On 18/12/2010 9:12 AM, Radford Neal wrote:
Duncan Murdoch writes:

   The relevant quote is in the Language Definition, talking about
   indices by type of index:

   "Logical. The indexing i should generally have the same length as
   x. If it is shorter, then its elements will be recycled as discussed
   in Section 3.3 [Elementary arithmetic operations], page 14. If it is
   longer, then x is conceptually extended with NAs. The selected values
   of x are those for which i is TRUE."

But this certainly does not justify the actual behaviour.  It says
that, for example, (1:3)[NA] should not be a vector of three NAs, but
rather a vector of length zero - since NONE of the indexes are TRUE.

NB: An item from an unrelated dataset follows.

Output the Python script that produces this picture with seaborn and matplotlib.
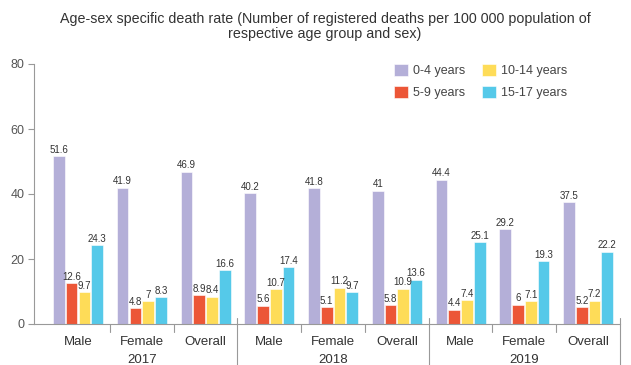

The actual behaviour of NA in a logical index makes no sense.  It
makes sense that NA in an integer index produces an NA in the result,
since this NA might correctly express the uncertainty in the value at
this position that follows from the uncertainty in the index (and
hence produce sensible results in subsequent operations).  But NA in a
logical index should lead to a result that is of uncertain length.
However, R has no mechanism for expressing such uncertainty, so it
makes more sense that NA in a logical index should produce an error.


I agree that the behaviour is not particularly obvious, but I'm not so sure it should produce an error. We should get an error when the input is likely to be accidental or due to a misconception and the output could be accepted and lead to wrong results later. I think using an NA in a logical index is probably due to a misconception (e.g. thinking it is an NA_integer_), but the results are so weird that they are unlikely to pass unnoticed.

And presumably whoever chose this behaviour back in the ancient past thought there was some use in including NA in a logical index, and someone out there in the real world has made use of it.

But I wouldn't object if R version 3 gave errors for logical index vectors that were the wrong length or that contained NAs.